The anti-cigarette backlash has finally done the impossible: it's made me feel bad for the tobacco companies. The impossible occurred at approximately 2:38 p.m. yesterday afternoon, when I read this press release from the Campaign for Tobacco-Free Kids urging me to be outraged by Camel cigarettes new "Break Free Adventure" packs.
This I can live with. What the Campaign for Tobacco-Free Kids is asking of me, I can't.
"It is deeply disturbing that (Camel owner) R.J. Reynolds is using the good name and hard-earned reputation of these great American cities to market deadly and addictive cigarettes," writes president Matthew L. Myers, "especially in a way that blatantly appeals to children."
First of all, a city doesn't earn a reputation nor a good name on its own.
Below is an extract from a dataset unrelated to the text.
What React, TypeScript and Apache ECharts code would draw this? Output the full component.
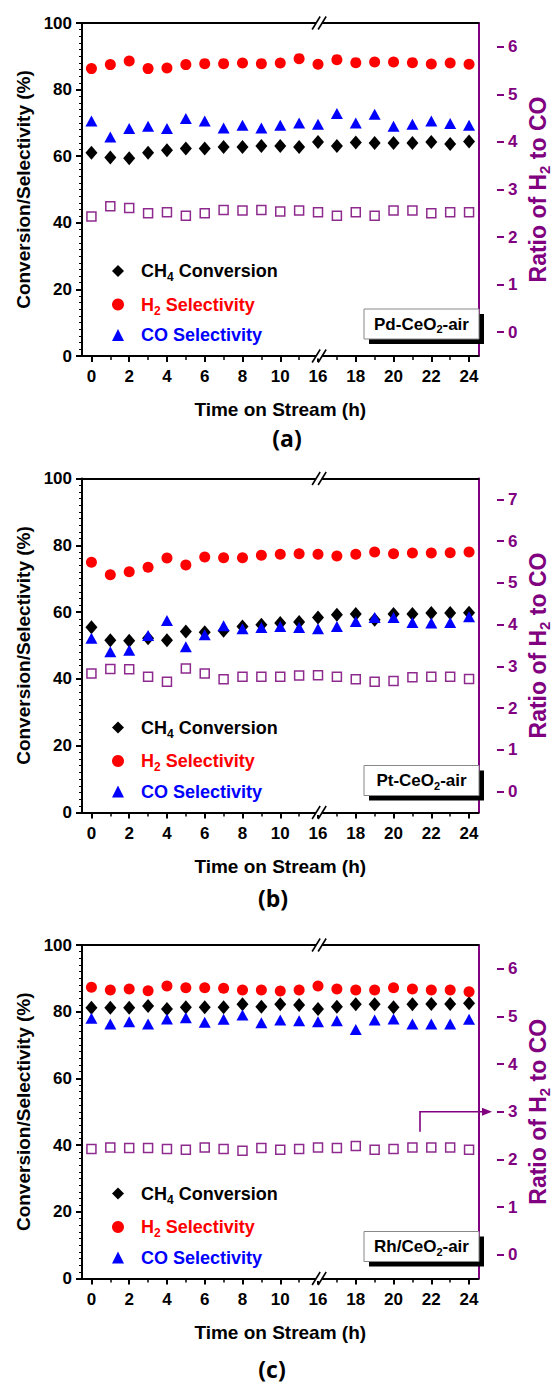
import React, { useEffect, useRef } from "react";
import * as echarts from "echarts";

// ---------------- data ----------------
const hours = ["0", "1", "2", "3", "4", "5", "6", "7", "8", "9", "10", "11", "16", "17", "18", "19", "20", "21", "22", "23", "24"];

// (a) Pd-CeO2-air
const pdCH4 = [61.0, 59.6, 59.4, 61.0, 61.8, 62.3, 62.3, 62.8, 62.8, 63.1, 63.1, 62.8, 64.3, 63.1, 64.1, 64.0, 64.0, 64.0, 64.3, 63.7, 64.4];
const pdH2 = [86.3, 87.5, 88.6, 86.3, 86.5, 87.5, 87.8, 87.8, 88.0, 87.8, 88.0, 89.3, 87.6, 89.0, 88.1, 88.3, 88.3, 88.1, 87.7, 88.0, 87.6];
const pdCO = [70.6, 65.8, 68.3, 69.0, 68.3, 71.3, 70.6, 68.5, 69.3, 68.5, 69.3, 70.0, 69.6, 72.8, 70.0, 72.6, 69.0, 69.6, 70.6, 69.8, 69.3];
const pdRatio = [2.43, 2.65, 2.61, 2.5, 2.52, 2.45, 2.5, 2.57, 2.56, 2.57, 2.54, 2.56, 2.52, 2.45, 2.52, 2.45, 2.56, 2.56, 2.5, 2.52, 2.52];

// (b) Pt-CeO2-air
const ptCH4 = [55.5, 51.6, 51.4, 52.2, 51.6, 54.2, 54.0, 54.4, 55.7, 56.2, 56.7, 57.0, 58.4, 59.2, 59.4, 57.7, 59.4, 59.4, 59.7, 59.7, 59.8];
const ptH2 = [74.9, 71.2, 72.1, 73.4, 76.2, 74.1, 76.5, 76.3, 76.3, 77.0, 77.3, 77.5, 77.3, 76.8, 77.3, 78.0, 77.5, 77.7, 77.7, 77.8, 78.0];
const ptCO = [52.2, 48.1, 48.6, 53.0, 57.5, 49.6, 53.2, 55.9, 55.0, 55.4, 55.7, 55.4, 55.0, 55.7, 57.2, 58.4, 58.4, 56.9, 56.7, 56.9, 58.6];
const ptRatio = [2.83, 2.94, 2.93, 2.75, 2.63, 2.95, 2.83, 2.69, 2.75, 2.75, 2.75, 2.78, 2.79, 2.75, 2.69, 2.63, 2.65, 2.74, 2.75, 2.75, 2.7];

// (c) Rh/CeO2-air
const rhCH4 = [81.2, 81.2, 81.2, 81.7, 80.8, 81.3, 81.3, 81.3, 82.2, 81.5, 82.2, 82.0, 80.8, 81.5, 82.2, 82.2, 81.3, 82.2, 82.3, 82.3, 82.5];
const rhH2 = [87.3, 86.5, 86.8, 86.3, 87.7, 87.2, 87.2, 87.0, 86.5, 86.5, 86.2, 86.5, 87.7, 86.8, 86.5, 86.5, 87.2, 86.8, 86.5, 86.5, 86.0];
const rhCO = [78.0, 76.3, 77.0, 76.3, 77.8, 78.2, 76.8, 77.7, 79.0, 76.7, 77.5, 77.3, 77.0, 77.3, 74.7, 77.5, 77.8, 76.3, 76.3, 76.3, 77.7];
const rhRatio = [2.22, 2.25, 2.24, 2.24, 2.22, 2.2, 2.25, 2.22, 2.18, 2.24, 2.2, 2.22, 2.25, 2.24, 2.28, 2.2, 2.22, 2.25, 2.25, 2.25, 2.2];

const seriesNames = ["CH4 Conversion", "H2 Selectivity", "CO Selectivity"];

// ---------------- layout / style ----------------
const W = 560;
const H = 1386;
const LEFT = 82;
const PLOT_W = 415;
const FONT = "'Liberation Sans', Arial, Helvetica, sans-serif";
const PURPLE = "#800080";
const SQUARE = "#8e2a8e";

const panels = [
  { top: 23, height: 333, ratioMax: 6, ch4: pdCH4, h2: pdH2, co: pdCO, ratio: pdRatio, tag: "Pd-CeO", letter: "(a)", letterX: 287, letterY: 438, arrow: false },
  { top: 478.5, height: 334, ratioMax: 7, ch4: ptCH4, h2: ptH2, co: ptCO, ratio: ptRatio, tag: "Pt-CeO", letter: "(b)", letterX: 273, letterY: 898, arrow: false },
  { top: 945, height: 333.5, ratioMax: 6, ch4: rhCH4, h2: rhH2, co: rhCO, ratio: rhRatio, tag: "Rh/CeO", letter: "(c)", letterX: 272, letterY: 1369, arrow: true },
];

const bold = (size: number, color: string, extra: any = {}) => ({
  fontSize: size,
  fontWeight: "bold",
  fontFamily: FONT,
  color,
  ...extra,
});

function buildOption() {
  const grid: any[] = [];
  const xAxis: any[] = [];
  const yAxis: any[] = [];
  const series: any[] = [];
  const legend: any[] = [];
  const graphic: any[] = [];

  const legendRich = {
    sp: { width: 12 },
    k: bold(18, "#000", { lineHeight: 20 }),
    ks: bold(12, "#000", { lineHeight: 20, padding: [12, 0, 0, 0] }),
    r: bold(18, "#ff0000", { lineHeight: 20 }),
    rs: bold(12, "#ff0000", { lineHeight: 20, padding: [12, 0, 0, 0] }),
    b: bold(18, "#0000ff", { lineHeight: 20 }),
  };

  panels.forEach((p) => {
    const unit = p.height / (p.ratioMax + 1);
    const bottom = p.top + p.height;
    const g = grid.length;
    grid.push({ left: LEFT, top: p.top, width: PLOT_W, height: p.height });
    grid.push({ left: LEFT, top: p.top + unit / 2, width: PLOT_W, height: unit * p.ratioMax });

    const xMain = xAxis.length;
    xAxis.push({
      gridIndex: g,
      type: "category",
      data: hours,
      position: "bottom",
      boundaryGap: true,
      axisLine: { show: true, onZero: false, lineStyle: { color: "#000", width: 2 } },
      axisTick: { show: true, alignWithLabel: true, interval: 1, length: 6, lineStyle: { color: "#000", width: 2 } },
      axisLabel: { interval: 1, margin: 12, ...bold(17, "#000") },
      splitLine: { show: false },
      name: "Time on Stream (h)",
      nameLocation: "middle",
      nameGap: 44,
      nameTextStyle: bold(19, "#000"),
    });
    xAxis.push({
      gridIndex: g,
      type: "category",
      data: hours,
      position: "bottom",
      axisLine: { show: false, onZero: false },
      axisTick: { show: true, alignWithLabel: true, interval: 0, length: 4, lineStyle: { color: "#000", width: 1.5 } },
      axisLabel: { show: false },
      splitLine: { show: false },
    });
    xAxis.push({
      gridIndex: g,
      type: "category",
      data: hours,
      position: "top",
      axisLine: { show: true, onZero: false, lineStyle: { color: "#000", width: 2 } },
      axisTick: { show: false },
      axisLabel: { show: false },
      splitLine: { show: false },
    });
    xAxis.push({ gridIndex: g + 1, type: "category", data: hours, show: false });

    const yL = yAxis.length;
    yAxis.push({
      gridIndex: g,
      type: "value",
      min: 0,
      max: 100,
      interval: 20,
      position: "left",
      axisLine: { show: true, onZero: false, lineStyle: { color: "#000", width: 2 } },
      axisTick: { show: true, length: 6, lineStyle: { color: "#000", width: 2 } },
      minorTick: { show: true, splitNumber: 10, length: 3, lineStyle: { color: "#000", width: 1 } },
      axisLabel: { margin: 10, ...bold(17, "#000") },
      splitLine: { show: false },
      minorSplitLine: { show: false },
      name: "Conversion/Selectivity (%)",
      nameLocation: "middle",
      nameGap: 46,
      nameRotate: 90,
      nameTextStyle: bold(19, "#000"),
    });
    yAxis.push({
      gridIndex: g,
      type: "value",
      min: -0.5,
      max: p.ratioMax + 0.5,
      position: "right",
      axisLine: { show: true, onZero: false, lineStyle: { color: PURPLE, width: 2 } },
      axisTick: { show: false },
      axisLabel: { show: false },
      splitLine: { show: false },
      name: "{t|Ratio of H}{s|2}{t| to CO}",
      nameLocation: "middle",
      nameGap: 46,
      nameRotate: 90,
      nameTextStyle: {
        rich: {
          t: bold(23, PURPLE, { lineHeight: 26 }),
          s: bold(15, PURPLE, { lineHeight: 26, padding: [14, 0, 0, 0] }),
        },
      },
    });
    yAxis.push({
      gridIndex: g + 1,
      type: "value",
      min: 0,
      max: p.ratioMax,
      interval: 1,
      position: "right",
      axisLine: { show: false, onZero: false },
      axisTick: { show: true, length: 7, lineStyle: { color: PURPLE, width: 2 } },
      axisLabel: { margin: 11, ...bold(17, PURPLE) },
      splitLine: { show: false },
    });

    series.push({
      type: "scatter",
      name: seriesNames[0],
      xAxisIndex: xMain,
      yAxisIndex: yL,
      data: p.ch4,
      symbol: "diamond",
      symbolSize: [12, 14],
      itemStyle: { color: "#000", opacity: 1 },
      emphasis: { disabled: true },
    });
    series.push({
      type: "scatter",
      name: seriesNames[1],
      xAxisIndex: xMain,
      yAxisIndex: yL,
      data: p.h2,
      symbol: "circle",
      symbolSize: 11,
      itemStyle: { color: "#ff0000", opacity: 1 },
      emphasis: { disabled: true },
    });
    series.push({
      type: "scatter",
      name: seriesNames[2],
      xAxisIndex: xMain,
      yAxisIndex: yL,
      data: p.co,
      symbol: "triangle",
      symbolSize: [12, 11],
      itemStyle: { color: "#0000ff", opacity: 1 },
      emphasis: { disabled: true },
    });
    series.push({
      type: "scatter",
      name: "H2/CO ratio",
      xAxisIndex: xMain,
      yAxisIndex: yL + 1,
      data: p.ratio,
      symbol: "rect",
      symbolSize: 9,
      itemStyle: { color: "#fff", borderColor: SQUARE, borderWidth: 1.5, opacity: 1 },
      emphasis: { disabled: true },
    });

    legend.push({
      orient: "vertical",
      left: 112,
      top: bottom - 97,
      padding: 0,
      itemWidth: 12,
      itemHeight: 12,
      itemGap: 9.5,
      selectedMode: false,
      itemStyle: { opacity: 1 },
      data: [
        { name: seriesNames[0], icon: "diamond" },
        { name: seriesNames[1], icon: "circle" },
        { name: seriesNames[2], icon: "triangle" },
      ],
      formatter: (n: string) =>
        n === seriesNames[0]
          ? "{sp|}{k|CH}{ks|4}{k| Conversion}"
          : n === seriesNames[1]
          ? "{sp|}{r|H}{rs|2}{r| Selectivity}"
          : "{sp|}{b|CO Selectivity}",
      textStyle: { rich: legendRich },
    });

    // sample label box with shadow
    const bx = 364;
    const bw = 115;
    const bh = 30;
    const by = bottom - 17 - bh;
    graphic.push({ type: "rect", z: 100, shape: { x: bx + 5, y: by + 5, width: bw, height: bh }, style: { fill: "#000" } });
    graphic.push({ type: "rect", z: 101, shape: { x: bx, y: by, width: bw, height: bh }, style: { fill: "#fff", stroke: "#888", lineWidth: 1 } });
    graphic.push({
      type: "text",
      z: 102,
      style: {
        text: "{t|" + p.tag + "}{s|2}{t|-air}",
        x: bx + bw / 2,
        y: by + bh / 2,
        align: "center",
        verticalAlign: "middle",
        rich: {
          t: { fontSize: 17, fontWeight: "bold", fontFamily: FONT, fill: "#000", lineHeight: 20 },
          s: { fontSize: 11, fontWeight: "bold", fontFamily: FONT, fill: "#000", lineHeight: 20, padding: [10, 0, 0, 0] },
        },
      },
    });

    // axis break marks (top and bottom)
    const brk = LEFT + (12 * PLOT_W) / hours.length;
    [p.top, bottom].forEach((yy) => {
      graphic.push({ type: "rect", z: 100, shape: { x: brk - 3, y: yy - 2.5, width: 6, height: 5 }, style: { fill: "#fff" } });
      graphic.push({ type: "line", z: 101, shape: { x1: brk - 7, y1: yy + 6.5, x2: brk + 1, y2: yy - 6.5 }, style: { stroke: "#000", lineWidth: 1.6 } });
      graphic.push({ type: "line", z: 101, shape: { x1: brk - 1, y1: yy + 6.5, x2: brk + 7, y2: yy - 6.5 }, style: { stroke: "#000", lineWidth: 1.6 } });
    });

    // panel letter
    graphic.push({
      type: "text",
      z: 100,
      style: {
        text: p.letter,
        x: p.letterX,
        y: p.letterY,
        align: "center",
        verticalAlign: "middle",
        fontSize: 23,
        lineHeight: 24,
        fontWeight: "bold",
        fontFamily: "'Open Sans', 'Noto Sans', sans-serif",
        fill: "#000",
      },
    });

    if (p.arrow) {
      const ay = p.top + p.height - 3.5 * unit; // ratio = 3
      graphic.push({
        type: "polyline",
        z: 100,
        shape: { points: [[420, ay + 20], [420, ay], [484, ay]] },
        style: { stroke: PURPLE, lineWidth: 1.6, fill: null },
      });
      graphic.push({
        type: "polygon",
        z: 100,
        shape: { points: [[492, ay], [482, ay - 4], [482, ay + 4]] },
        style: { fill: PURPLE },
      });
    }
  });

  return { animation: false, backgroundColor: "#fff", grid, xAxis, yAxis, series, legend, graphic };
}

export default function App() {
  const ref = useRef<HTMLDivElement>(null);
  useEffect(() => {
    if (!ref.current) return;
    const chart = echarts.init(ref.current, undefined, { renderer: "svg" });
    chart.setOption(buildOption() as any);
    return () => chart.dispose();
  }, []);
  return <div ref={ref} style={{ position: "absolute", left: 0, top: 0, width: W, height: H, background: "#fff" }} />;
}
It does so on the back of its citizens. Some of whom probably light up every now and again, maybe even in front of their kids. (Talk about blatantly appealing...)
More importantly, however, is this idea that the "Break Free Adventure" pack is somehow aimed directly at children. It's not.
Last month, when Gregoire was tackling that other child-enticing menace, the caffeinated beer Four Loko, she made a point of noting that the malt beverage's can was brightly-colored and therefore a direct appeal to underage drinkers. But Gregoire's chromatic logic doesn't work on Camel's packs. For an example, just look at Seattle's.
A vista fittingly drawn in timber green, it has all the hip quotient of an L.L. Bean catalog. At a glance, it looks like a pop-up ad for a $99 Vermont fall getaway, which wouldn't appeal to anyone under 30, let alone a nervous teen trying to decide between menthols and hard packs while simultaneously not tipping off the clerk that he's underage.
Myers writes that the "most disturbing" part of Camel's campaign is how it uses images and texture -- some Seattle-specific (like java and Nirvana) and some not (like record stores and getting a girl's number at a concert) -- to "appeal to youth." But even the long ash on this argument is easily stubbed out.
Coffee, the smell of vinyl, the hastily-scribbled number of a good-looking stranger; who doesn't that appeal to? As for grunge, if you think invoking a long-dead musical genre is a way to convince anyone born after 1992 that you're "with it," then I'm liable to think you've been smoking something stronger than a cigarette.